The mentors take on the roles of Counselor, Guide, Role Model, Supporter and Confidant. They do not do the work for the mentee, solve the mentees problems or advise the mentee on personal matters. Through this relationship the mentees develop competence and comfort in new areas quicker, are provided structured learning and develop problem solving skills.
It is essential that the mentors enter the relationship with the proper mind set. Every mentee should be considered a "10". When we make a decision as to ones potential, we will then go about proving that assumption correct. When you make the assumption the mentees has "10" potential you will begin to see them as who they can become in the company. You will be quicker to give them the benefit of the doubt and focus on their strengths. With this positive influence the mentee will give their best effort in order to please the mentor. Assuming the best in them, gets the best out of them.

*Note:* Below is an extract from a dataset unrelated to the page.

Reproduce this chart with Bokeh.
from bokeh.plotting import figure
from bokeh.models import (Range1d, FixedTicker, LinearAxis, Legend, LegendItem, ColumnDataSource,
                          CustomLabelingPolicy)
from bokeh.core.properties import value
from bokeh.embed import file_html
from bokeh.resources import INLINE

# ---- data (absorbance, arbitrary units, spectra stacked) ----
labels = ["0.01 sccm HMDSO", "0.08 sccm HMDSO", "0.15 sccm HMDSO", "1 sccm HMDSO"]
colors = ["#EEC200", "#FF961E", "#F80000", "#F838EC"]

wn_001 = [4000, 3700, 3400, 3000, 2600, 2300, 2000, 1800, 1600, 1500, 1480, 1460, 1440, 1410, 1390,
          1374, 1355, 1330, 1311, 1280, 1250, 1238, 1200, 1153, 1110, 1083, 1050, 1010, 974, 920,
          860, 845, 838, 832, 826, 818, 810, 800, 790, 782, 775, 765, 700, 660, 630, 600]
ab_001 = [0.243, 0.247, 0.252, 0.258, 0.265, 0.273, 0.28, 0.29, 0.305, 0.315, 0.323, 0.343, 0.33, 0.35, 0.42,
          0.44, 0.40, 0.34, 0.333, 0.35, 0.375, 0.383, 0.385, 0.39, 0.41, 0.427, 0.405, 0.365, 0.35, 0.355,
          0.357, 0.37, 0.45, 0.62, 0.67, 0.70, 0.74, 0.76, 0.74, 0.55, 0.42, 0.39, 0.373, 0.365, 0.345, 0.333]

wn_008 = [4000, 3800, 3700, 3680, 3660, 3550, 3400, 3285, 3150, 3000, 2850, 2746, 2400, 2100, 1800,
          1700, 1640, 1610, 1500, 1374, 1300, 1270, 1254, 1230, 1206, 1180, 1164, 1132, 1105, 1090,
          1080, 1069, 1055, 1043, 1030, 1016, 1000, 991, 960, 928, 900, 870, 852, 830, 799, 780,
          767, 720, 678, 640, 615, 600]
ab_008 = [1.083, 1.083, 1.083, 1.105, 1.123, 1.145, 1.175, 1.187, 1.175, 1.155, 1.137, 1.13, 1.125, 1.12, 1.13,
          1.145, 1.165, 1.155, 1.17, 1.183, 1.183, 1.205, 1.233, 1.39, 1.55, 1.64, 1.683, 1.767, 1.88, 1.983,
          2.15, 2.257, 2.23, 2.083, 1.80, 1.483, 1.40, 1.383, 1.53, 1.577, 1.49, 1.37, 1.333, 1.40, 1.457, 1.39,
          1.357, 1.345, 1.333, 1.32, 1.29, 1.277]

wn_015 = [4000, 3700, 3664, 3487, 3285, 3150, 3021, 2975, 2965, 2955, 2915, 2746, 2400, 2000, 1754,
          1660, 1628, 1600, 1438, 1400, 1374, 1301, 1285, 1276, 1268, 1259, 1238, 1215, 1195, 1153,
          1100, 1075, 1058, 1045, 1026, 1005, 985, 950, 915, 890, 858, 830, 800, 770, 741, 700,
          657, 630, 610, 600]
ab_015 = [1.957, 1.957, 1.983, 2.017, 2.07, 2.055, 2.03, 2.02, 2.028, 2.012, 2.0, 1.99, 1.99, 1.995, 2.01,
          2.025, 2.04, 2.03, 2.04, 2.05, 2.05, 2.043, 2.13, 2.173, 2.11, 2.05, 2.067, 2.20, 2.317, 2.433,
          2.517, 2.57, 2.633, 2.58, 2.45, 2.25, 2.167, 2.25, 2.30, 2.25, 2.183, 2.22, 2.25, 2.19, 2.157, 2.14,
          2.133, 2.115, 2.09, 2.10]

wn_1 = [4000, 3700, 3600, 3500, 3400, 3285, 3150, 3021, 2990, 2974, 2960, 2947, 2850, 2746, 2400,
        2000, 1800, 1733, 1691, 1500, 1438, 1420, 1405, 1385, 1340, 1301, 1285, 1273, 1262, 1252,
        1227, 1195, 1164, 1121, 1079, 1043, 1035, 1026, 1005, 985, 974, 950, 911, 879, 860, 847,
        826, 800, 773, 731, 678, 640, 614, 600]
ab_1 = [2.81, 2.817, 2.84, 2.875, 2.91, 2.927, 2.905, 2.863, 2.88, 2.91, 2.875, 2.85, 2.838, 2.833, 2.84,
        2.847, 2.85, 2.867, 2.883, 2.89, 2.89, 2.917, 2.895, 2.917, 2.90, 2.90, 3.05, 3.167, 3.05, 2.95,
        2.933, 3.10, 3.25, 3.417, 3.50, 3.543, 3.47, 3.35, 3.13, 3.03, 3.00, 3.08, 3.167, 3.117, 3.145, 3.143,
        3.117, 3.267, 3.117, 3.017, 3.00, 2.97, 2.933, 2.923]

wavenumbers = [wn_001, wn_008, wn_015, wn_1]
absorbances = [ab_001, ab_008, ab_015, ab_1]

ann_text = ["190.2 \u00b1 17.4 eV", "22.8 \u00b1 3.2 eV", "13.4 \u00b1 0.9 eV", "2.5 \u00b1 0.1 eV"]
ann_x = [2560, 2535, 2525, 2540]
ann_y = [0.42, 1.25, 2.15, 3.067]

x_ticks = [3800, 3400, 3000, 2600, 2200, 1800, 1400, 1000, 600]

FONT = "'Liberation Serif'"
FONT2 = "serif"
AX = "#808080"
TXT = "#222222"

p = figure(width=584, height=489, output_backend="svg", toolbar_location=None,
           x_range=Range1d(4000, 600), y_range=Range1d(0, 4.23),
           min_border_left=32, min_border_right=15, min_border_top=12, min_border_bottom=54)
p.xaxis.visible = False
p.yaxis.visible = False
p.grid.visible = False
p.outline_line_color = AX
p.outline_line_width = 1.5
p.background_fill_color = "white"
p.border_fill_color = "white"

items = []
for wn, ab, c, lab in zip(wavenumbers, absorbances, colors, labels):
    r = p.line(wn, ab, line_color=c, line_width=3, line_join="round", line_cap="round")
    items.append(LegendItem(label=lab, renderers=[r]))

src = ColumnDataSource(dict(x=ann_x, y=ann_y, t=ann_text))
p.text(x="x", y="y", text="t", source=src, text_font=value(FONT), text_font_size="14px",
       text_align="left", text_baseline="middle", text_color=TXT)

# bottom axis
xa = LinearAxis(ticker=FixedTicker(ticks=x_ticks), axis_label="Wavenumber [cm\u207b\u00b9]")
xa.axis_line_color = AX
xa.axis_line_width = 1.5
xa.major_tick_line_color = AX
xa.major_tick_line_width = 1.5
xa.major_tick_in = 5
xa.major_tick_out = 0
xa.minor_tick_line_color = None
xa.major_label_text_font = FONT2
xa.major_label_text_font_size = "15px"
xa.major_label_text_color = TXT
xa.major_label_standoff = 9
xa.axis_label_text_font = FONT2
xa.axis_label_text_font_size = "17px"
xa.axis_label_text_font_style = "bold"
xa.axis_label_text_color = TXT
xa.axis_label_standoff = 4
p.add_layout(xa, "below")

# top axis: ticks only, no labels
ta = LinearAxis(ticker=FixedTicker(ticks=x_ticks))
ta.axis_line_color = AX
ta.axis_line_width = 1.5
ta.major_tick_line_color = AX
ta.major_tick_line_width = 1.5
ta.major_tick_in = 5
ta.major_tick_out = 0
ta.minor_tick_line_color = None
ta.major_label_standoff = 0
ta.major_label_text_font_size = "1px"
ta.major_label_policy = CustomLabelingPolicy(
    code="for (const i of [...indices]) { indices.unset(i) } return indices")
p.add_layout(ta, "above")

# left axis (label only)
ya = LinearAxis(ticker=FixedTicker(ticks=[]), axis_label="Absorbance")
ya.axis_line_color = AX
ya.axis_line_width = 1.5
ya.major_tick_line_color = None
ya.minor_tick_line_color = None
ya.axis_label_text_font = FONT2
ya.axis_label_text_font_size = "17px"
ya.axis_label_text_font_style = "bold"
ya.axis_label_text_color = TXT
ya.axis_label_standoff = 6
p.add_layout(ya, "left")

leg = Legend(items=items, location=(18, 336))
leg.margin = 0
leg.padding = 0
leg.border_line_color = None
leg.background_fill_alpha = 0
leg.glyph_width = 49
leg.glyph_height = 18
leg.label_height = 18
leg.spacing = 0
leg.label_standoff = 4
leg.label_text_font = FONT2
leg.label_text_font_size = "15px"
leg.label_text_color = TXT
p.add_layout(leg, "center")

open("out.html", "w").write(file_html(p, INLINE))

For a mentor relationship to be successful their must be;
Genuine interest from both parties
time to participate
Confidentiality between both parties
Commitment from everyone involved
Clear 2-way communication
Clear, mutually established goals
During the process the mentor most pay close attention to verbal and non verbal communication from the mentee. At times the mentee will become frustrated and the progress must be slowed, allowing the mentee to catch up. At other times the mentee will show signs of boredom and the mentor should speed the process up to keep the mentee engaged.
Our Team Lead position at Ebsco is a mentor role with a few additional responsibilities. Our Team Leads focus is on developing the talents of their team members. In addition we are assigning individual mentors to each new employee. This provides an additional person vested in their success. An additional resource for their learning.
Mentoring is not a common skill. Everyone utilizes parts of mentoring in their life but few are acquainted with it as a process. Realizing this Ebsco has begun formal training on our mentor program. We have completed the first training session with the Team Leads and are completing a training module to share with our other mentors. Adding responsibilities without training is one of the surest formulas for failure. We are not going to fail.
We have committed ourselves to training at Ebsco and the Mentor program is a key to this effort. In a successful mentoring program the mentor, the mentee and the company all win.